The news: Gosia Molska and Leszek Molski are Polish filmmakers who spent the early days of 2014 documenting the ongoing protests in Kiev, Ukraine. They asked protesters a simple question: “What would you need to feel happy?” Then they filmed the demonstrators dancing, set the footage to Pharrell’s Oscar-nominated song “Happy,” and interspersed it with images of the brutal government crackdown.
The result is a sobering short that captures the irony, hope, and beauty of fighting for happiness in the face of overwhelming dissatisfaction:
“To be happy I need the Ukraine to be free,” said one woman. “Truly democratic… a land of prosperity.”
“Where there’s freedom, there’s happiness,” added an older man.
“If only I could see those boys who died so unfairly,” said another man, “then I would be happy.”

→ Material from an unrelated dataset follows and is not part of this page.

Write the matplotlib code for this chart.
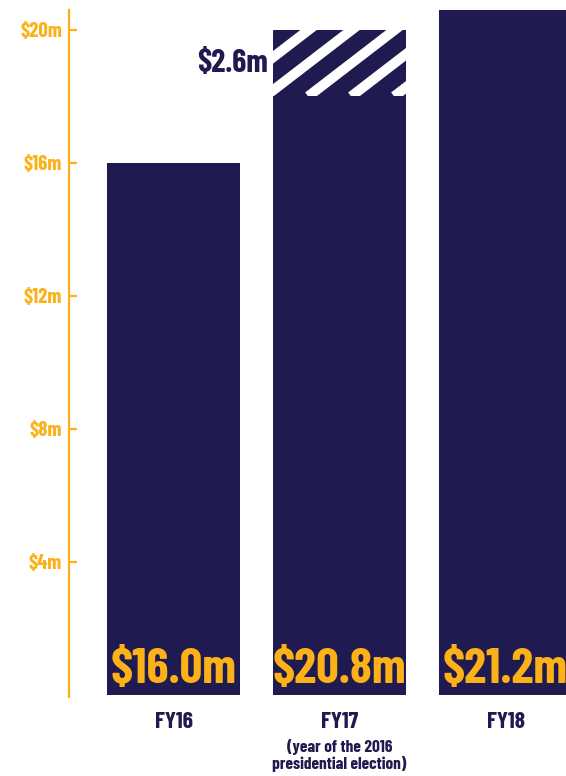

“I am here for the sake of future generations, not for myself,” said a young man wearing a mask. “I may be killed. I will fight for as long as I can for a better tomorrow.”

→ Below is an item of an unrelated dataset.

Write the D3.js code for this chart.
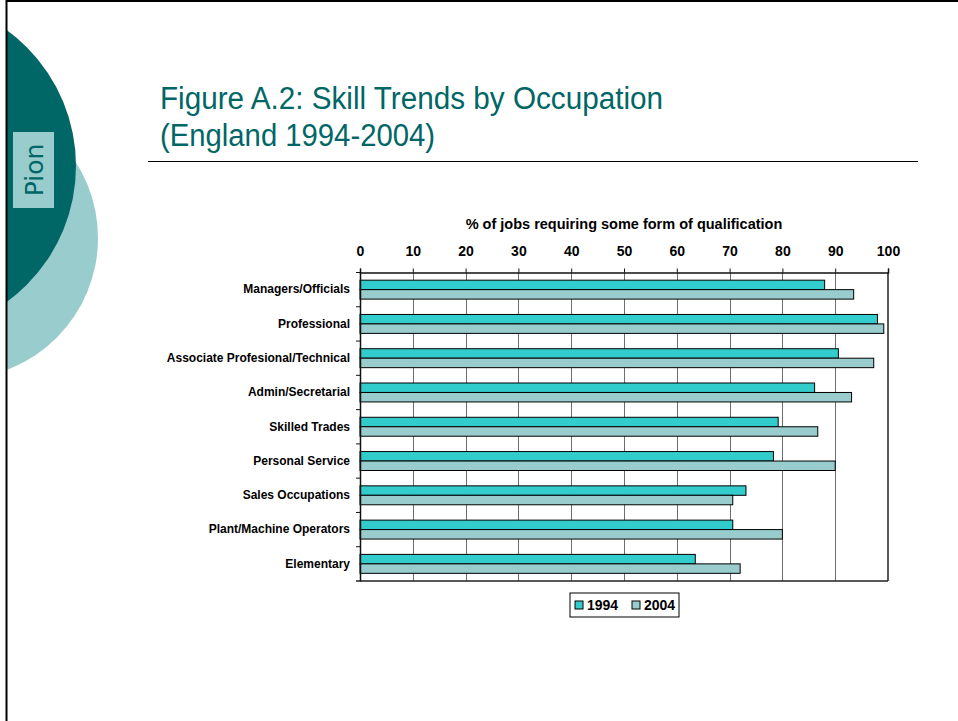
<!DOCTYPE html>
<html>
<head>
<meta charset="utf-8">
<script src="https://cdn.jsdelivr.net/npm/d3@7"></script>
<style>
  html, body { margin: 0; padding: 0; background: #fff; }
  svg { display: block; }
  text { font-family: "Liberation Sans", Arial, sans-serif; }
</style>
</head>
<body>
<svg id="chart" width="958" height="721"></svg>
<script>
// Occupations, top to bottom
const categories = [
  "Managers/Officials",
  "Professional",
  "Associate Profesional/Technical",
  "Admin/Secretarial",
  "Skilled Trades",
  "Personal Service",
  "Sales Occupations",
  "Plant/Machine Operators",
  "Elementary"
];
const seriesNames = ["1994", "2004"];
// % of jobs requiring some form of qualification
const values1994 = [88, 98, 90.6, 86.1, 79.2, 78.3, 73.1, 70.6, 63.5];
const values2004 = [93.5, 99.2, 97.3, 93.1, 86.7, 90, 70.6, 80, 72];
const xTicks = [0, 10, 20, 30, 40, 50, 60, 70, 80, 90, 100];

const seriesColors = { "1994": "#33CCCC", "2004": "#99CCCC" };
const teal = "#006666";

const svg = d3.select("#chart");

// ---- slide decoration ----
const deco = svg.append("g");
deco.append("clipPath").attr("id", "leftClip")
  .append("rect").attr("x", 7).attr("y", 0).attr("width", 200).attr("height", 721);
const circles = deco.append("g").attr("clip-path", "url(#leftClip)");
circles.append("circle").attr("cx", -43).attr("cy", 238).attr("r", 141).attr("fill", "#99CCCC");
circles.append("circle").attr("cx", -92).attr("cy", 166).attr("r", 168).attr("fill", teal);
deco.append("rect").attr("x", 13).attr("y", 132).attr("width", 41).attr("height", 76).attr("fill", "#99CCCC");
deco.append("text")
  .attr("transform", "translate(43,170) rotate(-90)")
  .attr("text-anchor", "middle")
  .style("font-family", "'DejaVu Sans', sans-serif")
  .style("font-size", "25px")
  .attr("fill", teal)
  .text("Pion");
// slide frame
deco.append("line").attr("x1", 6.5).attr("x2", 6.5).attr("y1", 0).attr("y2", 721)
  .attr("stroke", "#000").attr("stroke-width", 2);
deco.append("line").attr("x1", 6).attr("x2", 958).attr("y1", 1).attr("y2", 1)
  .attr("stroke", "#000").attr("stroke-width", 2);

// ---- title ----
const title = svg.append("g").attr("fill", teal).style("font-size", "31px");
title.append("text").attr("x", 160).attr("y", 109)
  .attr("textLength", 503).attr("lengthAdjust", "spacingAndGlyphs")
  .text("Figure A.2: Skill Trends by Occupation");
title.append("text").attr("x", 160).attr("y", 146)
  .attr("textLength", 275).attr("lengthAdjust", "spacingAndGlyphs")
  .text("(England 1994-2004)");
svg.append("line").attr("x1", 148).attr("x2", 918).attr("y1", 161.5).attr("y2", 161.5)
  .attr("stroke", "#000").attr("stroke-width", 1);

// ---- chart ----
const plot = { left: 360, right: 888, top: 272.5, bottom: 581 };

const x = d3.scaleLinear().domain([0, 100]).range([plot.left, plot.right]);
const y = d3.scaleBand().domain(categories).range([plot.top, plot.bottom]).padding(0);
const yInner = d3.scaleBand().domain(seriesNames).range([0, y.bandwidth()])
  .paddingInner(0).paddingOuter(0.81);

const g = svg.append("g");

// vertical gridlines
g.append("g").selectAll("line")
  .data(xTicks.filter(t => t > 0 && t < 100))
  .join("line")
  .attr("x1", d => Math.round(x(d)) + 0.5).attr("x2", d => Math.round(x(d)) + 0.5)
  .attr("y1", plot.top).attr("y2", plot.bottom)
  .attr("stroke", "#6e6e6e").attr("stroke-width", 1);

// bars
const rows = categories.map((c, i) => ({ cat: c, vals: [
  { s: "1994", v: values1994[i] },
  { s: "2004", v: values2004[i] }
]}));

g.append("g").selectAll("g")
  .data(rows)
  .join("g")
  .attr("transform", d => `translate(0,${y(d.cat)})`)
  .selectAll("rect")
  .data(d => d.vals)
  .join("rect")
  .attr("x", x(0))
  .attr("y", d => yInner(d.s))
  .attr("width", d => x(d.v) - x(0))
  .attr("height", yInner.bandwidth())
  .attr("fill", d => seriesColors[d.s])
  .attr("stroke", "#000").attr("stroke-width", 1);

// plot frame: right and bottom edges
g.append("line").attr("x1", plot.right).attr("x2", plot.right)
  .attr("y1", plot.top).attr("y2", plot.bottom).attr("stroke", "#222").attr("stroke-width", 1.5);
g.append("line").attr("x1", plot.left - 4).attr("x2", plot.right)
  .attr("y1", plot.bottom).attr("y2", plot.bottom).attr("stroke", "#222").attr("stroke-width", 1.5);

// top value axis
const xAxis = d3.axisTop(x).tickValues(xTicks).tickSize(4).tickPadding(13).tickFormat(d3.format("d"));
const xa = g.append("g").attr("transform", `translate(0,${plot.top})`).call(xAxis);
xa.select(".domain").attr("stroke", "#111").attr("stroke-width", 1.5);
xa.selectAll(".tick line").attr("stroke", "#111");
xa.selectAll(".tick text")
  .style("font-family", "'Liberation Sans', Arial, sans-serif")
  .style("font-size", "14px").style("font-weight", "bold").attr("fill", "#000");

// axis title
g.append("text")
  .attr("x", (plot.left + plot.right) / 2).attr("y", 229)
  .attr("text-anchor", "middle")
  .style("font-size", "14.5px").style("font-weight", "bold")
  .text("% of jobs requiring some form of qualification");

// left category axis
const yAxis = d3.axisLeft(y).tickSize(0).tickPadding(10);
const ya = g.append("g").attr("transform", `translate(${plot.left},0)`).call(yAxis);
ya.select(".domain").attr("stroke", "#111").attr("stroke-width", 1.5);
ya.selectAll(".tick text")
  .style("font-family", "'Liberation Sans', Arial, sans-serif")
  .style("font-size", "12px").style("font-weight", "bold").attr("fill", "#000");
// tick marks at category boundaries
ya.append("g").selectAll("line")
  .data(categories.slice(1))
  .join("line")
  .attr("x1", -4).attr("x2", 0)
  .attr("y1", d => y(d)).attr("y2", d => y(d))
  .attr("stroke", "#111");
ya.append("line").attr("x1", -4).attr("x2", 0)
  .attr("y1", plot.top).attr("y2", plot.top).attr("stroke", "#111");

// legend
const legend = svg.append("g").attr("transform", "translate(570,593)");
legend.append("rect").attr("x", 0).attr("y", 0).attr("width", 109).attr("height", 24)
  .attr("fill", "#fff").attr("stroke", "#000").attr("stroke-width", 1);
const legendX = d3.scaleOrdinal().domain(seriesNames).range([5, 62]);
const li = legend.selectAll("g.item").data(seriesNames).join("g")
  .attr("class", "item")
  .attr("transform", d => `translate(${legendX(d)},0)`);
li.append("rect").attr("x", 0).attr("y", 8).attr("width", 8).attr("height", 8)
  .attr("fill", d => seriesColors[d]).attr("stroke", "#000").attr("stroke-width", 1);
li.append("text").attr("x", 12).attr("y", 17)
  .style("font-size", "14px").style("font-weight", "bold")
  .text(d => d);
</script>
</body>
</html>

But will happiness come soon enough? The Ukrainian capitol of Kiev is undergoing “the bloodiest [protests] the country has seen” since independence from the former USSR.

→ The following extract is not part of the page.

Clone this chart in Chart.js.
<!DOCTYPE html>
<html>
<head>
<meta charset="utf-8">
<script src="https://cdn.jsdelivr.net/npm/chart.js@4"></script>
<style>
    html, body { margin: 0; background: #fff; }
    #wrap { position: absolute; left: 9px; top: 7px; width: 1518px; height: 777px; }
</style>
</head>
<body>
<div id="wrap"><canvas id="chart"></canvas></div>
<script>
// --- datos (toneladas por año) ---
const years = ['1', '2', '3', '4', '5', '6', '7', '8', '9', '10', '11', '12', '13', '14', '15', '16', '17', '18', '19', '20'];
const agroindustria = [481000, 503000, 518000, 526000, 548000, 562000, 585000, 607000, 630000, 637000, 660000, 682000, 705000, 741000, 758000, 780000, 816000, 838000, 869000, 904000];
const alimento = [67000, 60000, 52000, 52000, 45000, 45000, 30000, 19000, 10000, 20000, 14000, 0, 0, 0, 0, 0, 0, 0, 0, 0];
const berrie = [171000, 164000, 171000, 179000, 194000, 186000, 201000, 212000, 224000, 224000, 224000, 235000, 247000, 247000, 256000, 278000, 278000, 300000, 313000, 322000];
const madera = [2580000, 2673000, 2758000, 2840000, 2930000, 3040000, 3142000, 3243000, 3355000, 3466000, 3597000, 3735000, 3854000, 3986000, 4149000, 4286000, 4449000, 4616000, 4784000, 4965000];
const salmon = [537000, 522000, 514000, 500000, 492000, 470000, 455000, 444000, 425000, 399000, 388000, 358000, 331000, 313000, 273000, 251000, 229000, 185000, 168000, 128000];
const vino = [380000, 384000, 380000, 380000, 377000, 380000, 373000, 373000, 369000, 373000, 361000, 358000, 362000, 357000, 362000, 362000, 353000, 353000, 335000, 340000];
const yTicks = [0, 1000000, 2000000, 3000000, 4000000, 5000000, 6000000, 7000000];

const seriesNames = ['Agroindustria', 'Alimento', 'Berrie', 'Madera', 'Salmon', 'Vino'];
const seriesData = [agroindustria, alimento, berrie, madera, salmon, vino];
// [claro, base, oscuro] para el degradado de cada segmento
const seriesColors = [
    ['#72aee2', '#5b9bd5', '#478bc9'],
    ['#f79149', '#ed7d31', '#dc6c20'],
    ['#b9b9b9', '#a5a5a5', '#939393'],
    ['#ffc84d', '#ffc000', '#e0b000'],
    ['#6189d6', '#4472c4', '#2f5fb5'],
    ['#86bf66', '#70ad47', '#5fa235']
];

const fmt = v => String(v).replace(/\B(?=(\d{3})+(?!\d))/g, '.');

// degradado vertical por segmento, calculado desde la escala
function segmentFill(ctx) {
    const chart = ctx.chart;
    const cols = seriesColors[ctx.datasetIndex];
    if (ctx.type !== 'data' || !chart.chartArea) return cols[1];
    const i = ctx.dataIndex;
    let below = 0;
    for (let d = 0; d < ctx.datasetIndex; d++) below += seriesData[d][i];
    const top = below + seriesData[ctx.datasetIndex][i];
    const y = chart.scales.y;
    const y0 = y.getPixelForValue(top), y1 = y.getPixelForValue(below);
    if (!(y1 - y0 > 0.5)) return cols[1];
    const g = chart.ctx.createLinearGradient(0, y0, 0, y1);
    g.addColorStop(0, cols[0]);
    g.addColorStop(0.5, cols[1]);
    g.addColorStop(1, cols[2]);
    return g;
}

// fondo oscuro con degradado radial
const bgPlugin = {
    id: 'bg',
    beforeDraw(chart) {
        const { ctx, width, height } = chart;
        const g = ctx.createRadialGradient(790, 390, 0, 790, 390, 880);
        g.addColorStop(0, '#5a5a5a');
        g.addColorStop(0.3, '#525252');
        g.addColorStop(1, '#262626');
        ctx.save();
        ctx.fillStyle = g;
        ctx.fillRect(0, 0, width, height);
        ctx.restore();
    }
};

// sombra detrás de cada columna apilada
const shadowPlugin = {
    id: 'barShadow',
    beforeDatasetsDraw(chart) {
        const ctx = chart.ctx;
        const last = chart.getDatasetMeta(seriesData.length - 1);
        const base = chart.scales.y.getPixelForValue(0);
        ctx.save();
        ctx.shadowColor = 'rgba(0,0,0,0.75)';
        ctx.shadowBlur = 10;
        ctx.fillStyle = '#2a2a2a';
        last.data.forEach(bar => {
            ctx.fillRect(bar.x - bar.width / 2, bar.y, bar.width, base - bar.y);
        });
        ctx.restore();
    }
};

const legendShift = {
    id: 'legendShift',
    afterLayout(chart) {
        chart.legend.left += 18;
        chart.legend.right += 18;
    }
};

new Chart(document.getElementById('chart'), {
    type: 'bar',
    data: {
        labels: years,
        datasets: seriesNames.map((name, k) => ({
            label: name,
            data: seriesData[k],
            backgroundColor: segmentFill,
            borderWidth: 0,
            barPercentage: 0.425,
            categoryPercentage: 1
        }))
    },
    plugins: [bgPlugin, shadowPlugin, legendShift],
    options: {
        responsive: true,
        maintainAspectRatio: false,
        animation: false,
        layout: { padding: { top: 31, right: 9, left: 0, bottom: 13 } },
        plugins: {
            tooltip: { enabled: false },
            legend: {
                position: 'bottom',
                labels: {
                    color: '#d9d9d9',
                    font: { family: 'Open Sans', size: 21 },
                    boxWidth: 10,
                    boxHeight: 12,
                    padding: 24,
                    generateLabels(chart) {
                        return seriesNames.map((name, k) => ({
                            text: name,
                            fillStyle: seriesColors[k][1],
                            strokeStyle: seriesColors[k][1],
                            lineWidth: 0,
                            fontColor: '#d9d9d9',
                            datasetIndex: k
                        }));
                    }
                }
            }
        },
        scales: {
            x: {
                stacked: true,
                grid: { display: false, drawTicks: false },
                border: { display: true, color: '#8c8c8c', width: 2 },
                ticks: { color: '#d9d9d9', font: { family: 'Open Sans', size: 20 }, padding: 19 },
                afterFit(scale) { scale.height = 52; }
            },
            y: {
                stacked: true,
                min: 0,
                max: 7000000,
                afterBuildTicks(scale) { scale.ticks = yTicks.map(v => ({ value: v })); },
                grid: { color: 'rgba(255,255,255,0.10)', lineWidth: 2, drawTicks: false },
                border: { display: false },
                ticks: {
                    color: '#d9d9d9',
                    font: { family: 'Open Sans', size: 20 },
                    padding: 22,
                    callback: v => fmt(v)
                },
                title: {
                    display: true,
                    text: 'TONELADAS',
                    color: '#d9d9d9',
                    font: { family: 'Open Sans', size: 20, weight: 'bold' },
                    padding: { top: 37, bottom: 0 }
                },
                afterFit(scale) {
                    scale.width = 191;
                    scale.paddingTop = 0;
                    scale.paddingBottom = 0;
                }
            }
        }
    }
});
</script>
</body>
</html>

Demonstrations began nearly three months ago, when Ukrainian President Viktor Yanukovych rejected an economic deal with the European Union in favor of one with Russia. People took to the streets to oppose the decision, and have repeatedly been met with brutal government resistance. Earlier this week, armed riot police stormed a large protest camp in central Kiev, launching stun grenades and spraying people with water cannons. Meanwhile, protesters around the country have begun seizing arms depots and municipal buildings.
The night is darkest before the dawn. In light of these developments, the somber goodwill exhibited in the “Happy” video feels like a distant memory. One can only hope a swift and satisfactory resolution is reached before more lives are lost.